SOURCE DATA:
***
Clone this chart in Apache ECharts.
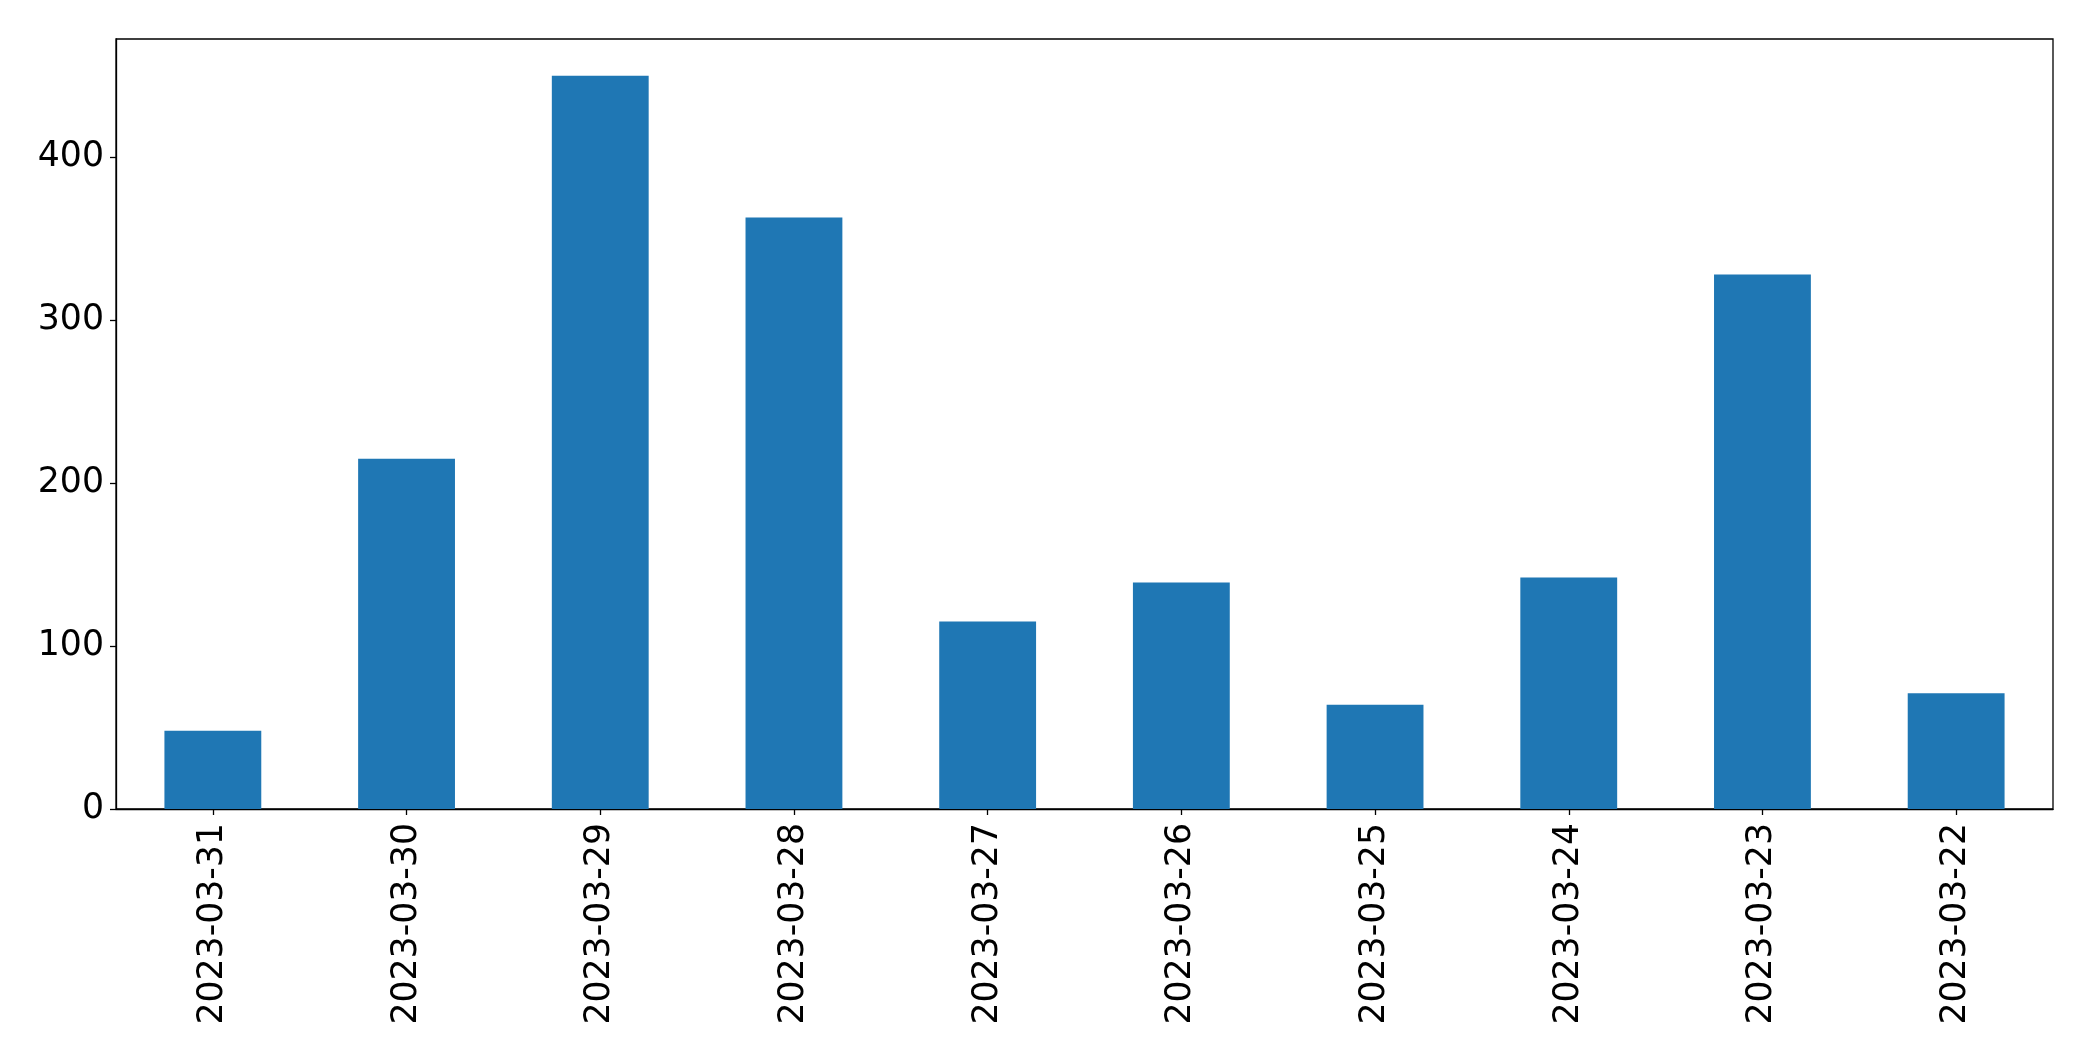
<!DOCTYPE html>
<html>
<head>
<meta charset="utf-8">
<script src="https://cdn.jsdelivr.net/npm/echarts@6/dist/echarts.min.js"></script>
<style>
html,body{margin:0;padding:0;background:#fff;}
#chart{width:2093px;height:1061px;}
</style>
</head>
<body>
<div id="chart"></div>
<script>
const categories = ["2023-03-31","2023-03-30","2023-03-29","2023-03-28","2023-03-27","2023-03-26","2023-03-25","2023-03-24","2023-03-23","2023-03-22"];
const values = [48, 215, 450, 363, 115, 139, 64, 142, 328, 71];
const yTicks = [0, 100, 200, 300, 400];

const chart = echarts.init(document.getElementById('chart'), null, {renderer: 'canvas'});
const font = 'DejaVu Sans';
chart.setOption({
  animation: false,
  backgroundColor: '#ffffff',
  grid: {left: 116, right: 40, top: 39, bottom: 252, show: true, borderColor: '#000', borderWidth: 1.3, backgroundColor: 'transparent'},
  xAxis: {
    type: 'category',
    data: categories,
    axisLine: {show: true, lineStyle: {color: '#000', width: 1.3}},
    axisTick: {show: true, alignWithLabel: true, length: 6, lineStyle: {color: '#000', width: 1.3}},
    axisLabel: {rotate: 90, margin: 14, color: '#000', fontFamily: font, fontSize: 34.7, interval: 0},
    splitLine: {show: false}
  },
  yAxis: {
    type: 'value',
    min: 0,
    max: 472.5,
    interval: 100,
    axisLine: {show: true, lineStyle: {color: '#000', width: 1.3}},
    axisTick: {show: true, length: 6, lineStyle: {color: '#000', width: 1.3}},
    axisLabel: {margin: 12, color: '#000', fontFamily: font, fontSize: 34.7,
      formatter: v => yTicks.includes(v) ? String(v) : '', showMaxLabel: false},
    splitLine: {show: false}
  },
  series: [{
    type: 'bar',
    data: values,
    barWidth: '50%',
    itemStyle: {color: '#1f77b4'}
  }]
});
</script>
</body>
</html>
***
EXERCISE TASK:
Please repeat exactly the data above from its first line to the line that contains "const yTicks = [0, 100, 200, 300, 400];", inclusive, and leave every picture out.

RESULT FOR THIS TASK:
Clone this chart in Apache ECharts.
<!DOCTYPE html>
<html>
<head>
<meta charset="utf-8">
<script src="https://cdn.jsdelivr.net/npm/echarts@6/dist/echarts.min.js"></script>
<style>
html,body{margin:0;padding:0;background:#fff;}
#chart{width:2093px;height:1061px;}
</style>
</head>
<body>
<div id="chart"></div>
<script>
const categories = ["2023-03-31","2023-03-30","2023-03-29","2023-03-28","2023-03-27","2023-03-26","2023-03-25","2023-03-24","2023-03-23","2023-03-22"];
const values = [48, 215, 450, 363, 115, 139, 64, 142, 328, 71];
const yTicks = [0, 100, 200, 300, 400];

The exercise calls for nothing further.